God’s love is also sweet. The psalmist said, “Thy lovingkindness is better than life” (Psalm 63:3, King James Version). Paul taught that God’s love has been poured into our hearts through the Holy Spirit that he has given us (Romans 5:5). Ah, the sweetness of the Holy Ghost becoming our holy guest. 

Not Worthy! Not Worthy!
Song of Songs 1:5-8

When an athlete makes a great play, teammates will sometimes bow down and cry, “Not worthy! Not worthy!” They are feigning humility to say they are not worthy to play beside such a fine athlete. The woman in the Song of Songs suffered from a similar poor self-image. She was especially conscious of her suntanned skin. Her dark skin color was the result, of course, of working outside all day long. This being her lot in life, she felt unworthy of the king’s love.  

All believers in the Lord Jesus surely have felt the same way. Paul reminded the Roman Christians that Christ had died for them when they had felt most unworthy. In fact, it was while they were still sinners that Christ died for them (Romans 5:8). The worthiness was in the lover—not in the loved.  

Song of Songs 2:4, 16-17

More than one high school or college student has been charged with PDA (or public display of affection). There is a time and place for everything, of course, and while proper decorum needs to be observed, sometimes love just needs to be declared publicly. The woman wanted everyone at the king’s banquet table to know that the king’s banner over her was love. It is not wrong (and it actually is proper) to cry out in public, “Hands off. This woman belongs to me.” She wanted him to come to her in the presence of others. 

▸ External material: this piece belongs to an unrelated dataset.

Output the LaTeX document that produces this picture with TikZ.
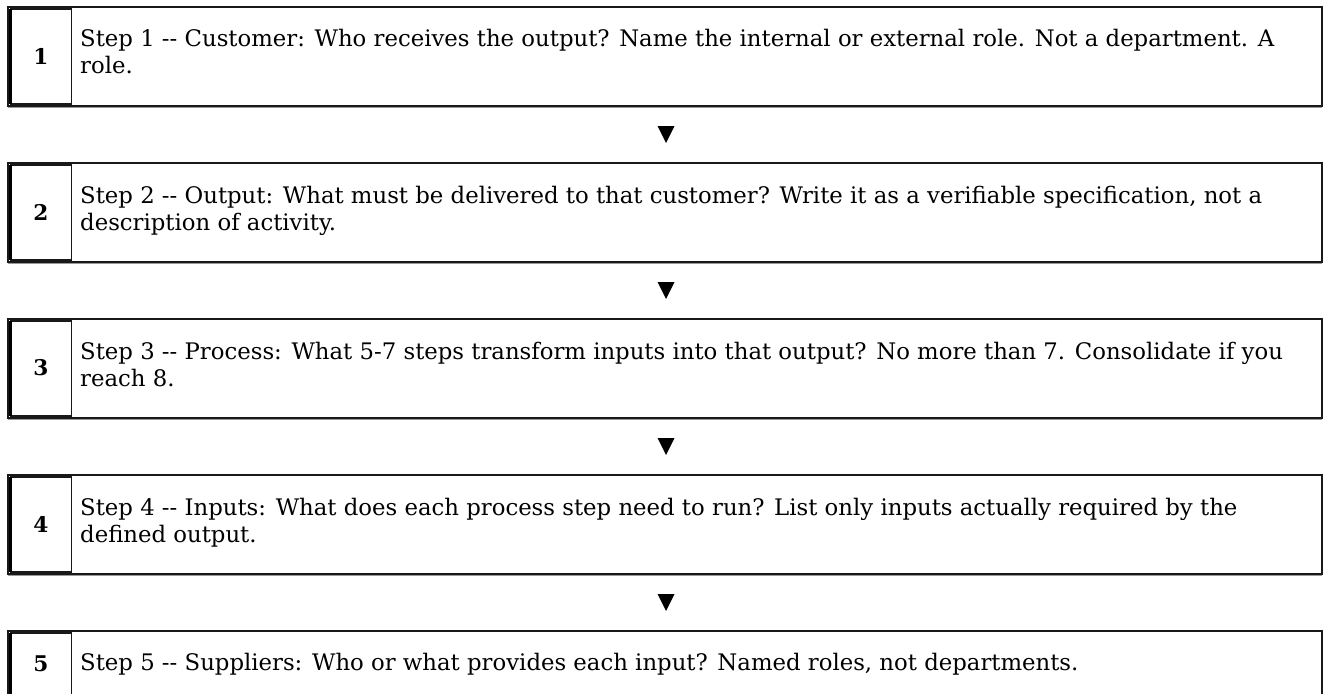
\documentclass[tikz,border=0pt]{standalone}
\usepackage{fontspec}
\setmainfont{DejaVu Serif}
\newsavebox\measbox
\def\fsz{20}
\def\nsz{19}
\AtBeginDocument{%
  \sbox\measbox{\fontsize{20}{27}\selectfont Step 1 -{}- Customer: Who receives the output? Name the internal or external role. Not a department. A}%
  \ifdim\wd\measbox>100pt
    \pgfmathsetmacro\fsz{20*(1194/\wd\measbox)}%
    \pgfmathsetmacro\nsz{0.95*\fsz}%
  \fi
}
\tikzset{
  outerbox/.style={draw=black!90, line width=1.6pt},
  shadowline/.style={draw=black!40, line width=1pt},
  cellbox/.style={draw=black!90, line width=1.1pt},
  cellleft/.style={draw=black, line width=2.6pt},
  numtxt/.style={font=\fontsize{\nsz}{27}\selectfont\bfseries, inner sep=0pt},
  steptxt/.style={font=\fontsize{\fsz}{27}\selectfont, align=left, inner sep=0pt, anchor=base west},
  arrowtri/.style={fill=black}
}
\begin{document}
\begin{tikzpicture}[x=1pt, y=-1pt]
\useasboundingbox (0,0) rectangle (1324,693);
\foreach \t in {7, 163, 319, 475} {
  \draw[outerbox] (8,\t) rectangle (1322,\t+99);
  \draw[shadowline] (8,\t+100.6) -- (1322,\t+100.6);
  \draw[cellbox] (10.5,\t+2) rectangle (71.5,\t+97);
  \draw[cellleft] (10.5,\t+2) -- (10.5,\t+97);
}
\draw[outerbox] (8,631) rectangle (1322,730);
\draw[cellbox] (10.5,633) rectangle (71.5,728);
\draw[cellleft] (10.5,633) -- (10.5,728);

\node[numtxt] (n1) at (41,56) {1};
\node[numtxt] (n2) at (41,212) {2};
\node[numtxt] (n3) at (41,368) {3};
\node[numtxt] (n4) at (41,524) {4};
\node[numtxt] (n5) at (41,663.5) {5};

\node[steptxt] (s1) at (80,74) {Step 1 -{}- Customer: Who receives the output? Name the internal or external role. Not a department. A\\role.};
\node[steptxt] (s2) at (80,230) {Step 2 -{}- Output: What must be delivered to that customer? Write it as a verifiable specification, not a\\description of activity.};
\node[steptxt] (s3) at (80,386) {Step 3 -{}- Process: What 5-7 steps transform inputs into that output? No more than 7. Consolidate if you\\reach 8.};
\node[steptxt] (s4) at (80,542) {Step 4 -{}- Inputs: What does each process step need to run? List only inputs actually required by the\\defined output.};
\node[steptxt] (s5) at (80,670) {Step 5 -{}- Suppliers: Who or what provides each input? Named roles, not departments.};

\foreach \c in {134.5, 290.5, 446.5, 602.5} {
  \fill[arrowtri] (657.5,\c-8.5) -- (674.5,\c-8.5) -- (666,\c+8.5) -- cycle;
}
\end{tikzpicture}
\end{document}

God’s salvific act on our behalf did not occur in a corner (Acts 26:26). He publicly displayed his love for all people (Galatians 3:1). A cross at the crossroads outside of Jerusalem was hard to miss. 

Stronger than Spinach
Song of Songs 8:6-7

For decades, parents have tried to get their children to eat spinach by telling them it will make them strong like Popeye. No kid bought it. But love is powerful (certainly more powerful than the effects of spinach). Love is as strong as a government seal, as strong as death itself, and as strong as a blazing fire. No amount of water can wash love away. No wealth comes close to the value of real love.  

The hymnwriter said it strongly, “Could we with ink the ocean fill; And were the skies of parchment made; Were every stalk on earth a quill; And every man a scribe by trade; To write the love of God above, Would drain the ocean dry; Nor could the scroll contain the whole, Though stretched from sky to sky” (“The Love of God” by Frederick M. Lehman).